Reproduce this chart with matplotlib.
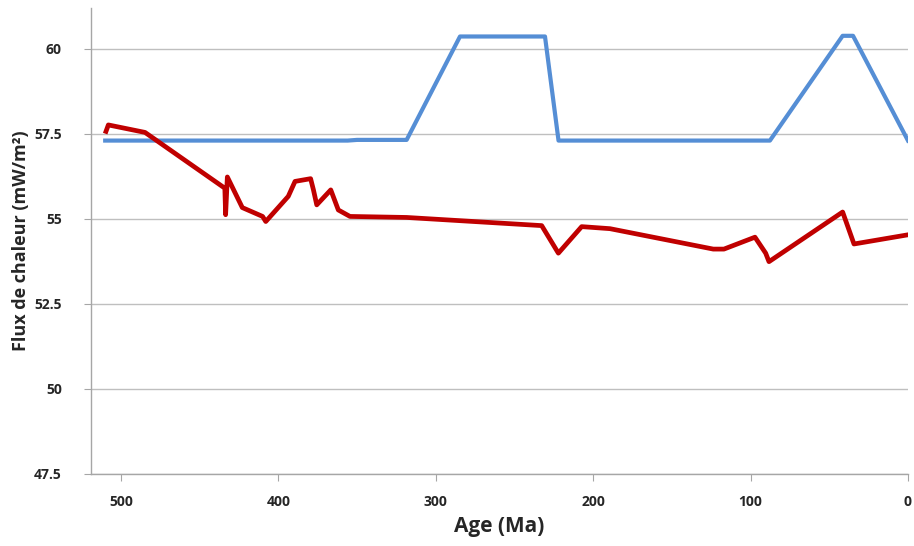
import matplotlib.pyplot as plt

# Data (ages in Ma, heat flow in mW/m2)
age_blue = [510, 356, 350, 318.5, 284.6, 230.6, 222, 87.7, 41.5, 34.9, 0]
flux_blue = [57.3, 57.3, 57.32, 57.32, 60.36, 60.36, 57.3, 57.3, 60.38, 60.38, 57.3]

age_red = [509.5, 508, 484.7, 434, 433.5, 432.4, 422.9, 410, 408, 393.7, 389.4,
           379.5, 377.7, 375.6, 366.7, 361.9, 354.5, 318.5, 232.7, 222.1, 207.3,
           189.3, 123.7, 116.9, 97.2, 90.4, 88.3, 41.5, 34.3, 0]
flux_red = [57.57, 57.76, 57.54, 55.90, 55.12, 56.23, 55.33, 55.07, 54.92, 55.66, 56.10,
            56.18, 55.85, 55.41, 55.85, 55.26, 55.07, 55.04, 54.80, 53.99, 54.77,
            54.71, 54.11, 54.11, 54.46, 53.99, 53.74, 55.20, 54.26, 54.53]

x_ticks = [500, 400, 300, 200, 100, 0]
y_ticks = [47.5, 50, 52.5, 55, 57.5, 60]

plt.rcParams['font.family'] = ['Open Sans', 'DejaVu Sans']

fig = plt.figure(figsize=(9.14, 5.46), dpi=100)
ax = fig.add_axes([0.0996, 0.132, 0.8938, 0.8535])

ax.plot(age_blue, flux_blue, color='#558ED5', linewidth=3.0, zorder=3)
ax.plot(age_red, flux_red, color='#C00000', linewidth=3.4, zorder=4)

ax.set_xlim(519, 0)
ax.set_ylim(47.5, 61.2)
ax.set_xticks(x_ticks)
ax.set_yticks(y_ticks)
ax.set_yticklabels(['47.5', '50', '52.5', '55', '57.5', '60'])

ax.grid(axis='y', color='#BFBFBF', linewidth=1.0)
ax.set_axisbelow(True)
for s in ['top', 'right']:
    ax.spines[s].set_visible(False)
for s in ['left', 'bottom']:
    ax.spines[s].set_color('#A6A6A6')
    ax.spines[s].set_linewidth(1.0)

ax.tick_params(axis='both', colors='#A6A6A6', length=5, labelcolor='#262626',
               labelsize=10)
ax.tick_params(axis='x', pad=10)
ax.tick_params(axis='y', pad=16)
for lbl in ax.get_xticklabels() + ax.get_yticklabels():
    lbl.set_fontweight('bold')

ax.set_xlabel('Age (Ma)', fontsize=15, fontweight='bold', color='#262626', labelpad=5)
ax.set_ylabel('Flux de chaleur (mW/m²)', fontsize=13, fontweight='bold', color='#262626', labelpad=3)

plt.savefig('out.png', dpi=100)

...

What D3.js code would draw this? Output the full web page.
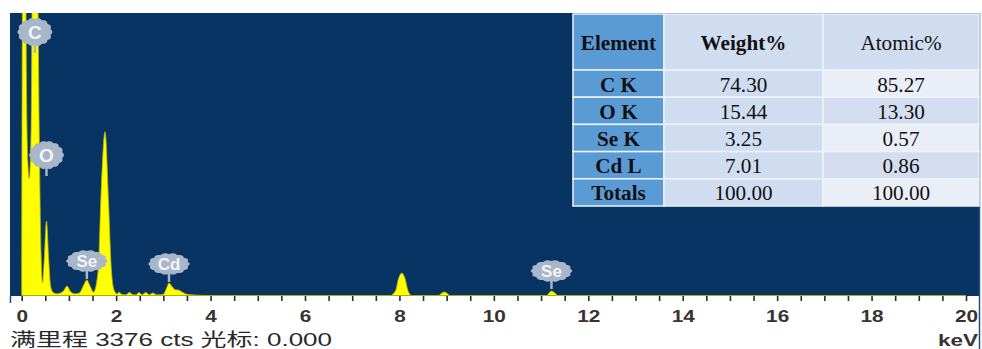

- _Required task_: Only the lines starting at the line with "Reproduce this chart with matplotlib." and ending at the line with "54.71, 54.11, 54.11, 54.46, 53.99, 53.74, 55.20, 54.26, 54.53]" should be printed again, exactly and with both ends kept; omit the pictures.

- _The output_:
Reproduce this chart with matplotlib.
import matplotlib.pyplot as plt

# Data (ages in Ma, heat flow in mW/m2)
age_blue = [510, 356, 350, 318.5, 284.6, 230.6, 222, 87.7, 41.5, 34.9, 0]
flux_blue = [57.3, 57.3, 57.32, 57.32, 60.36, 60.36, 57.3, 57.3, 60.38, 60.38, 57.3]

age_red = [509.5, 508, 484.7, 434, 433.5, 432.4, 422.9, 410, 408, 393.7, 389.4,
           379.5, 377.7, 375.6, 366.7, 361.9, 354.5, 318.5, 232.7, 222.1, 207.3,
           189.3, 123.7, 116.9, 97.2, 90.4, 88.3, 41.5, 34.3, 0]
flux_red = [57.57, 57.76, 57.54, 55.90, 55.12, 56.23, 55.33, 55.07, 54.92, 55.66, 56.10,
            56.18, 55.85, 55.41, 55.85, 55.26, 55.07, 55.04, 54.80, 53.99, 54.77,
            54.71, 54.11, 54.11, 54.46, 53.99, 53.74, 55.20, 54.26, 54.53]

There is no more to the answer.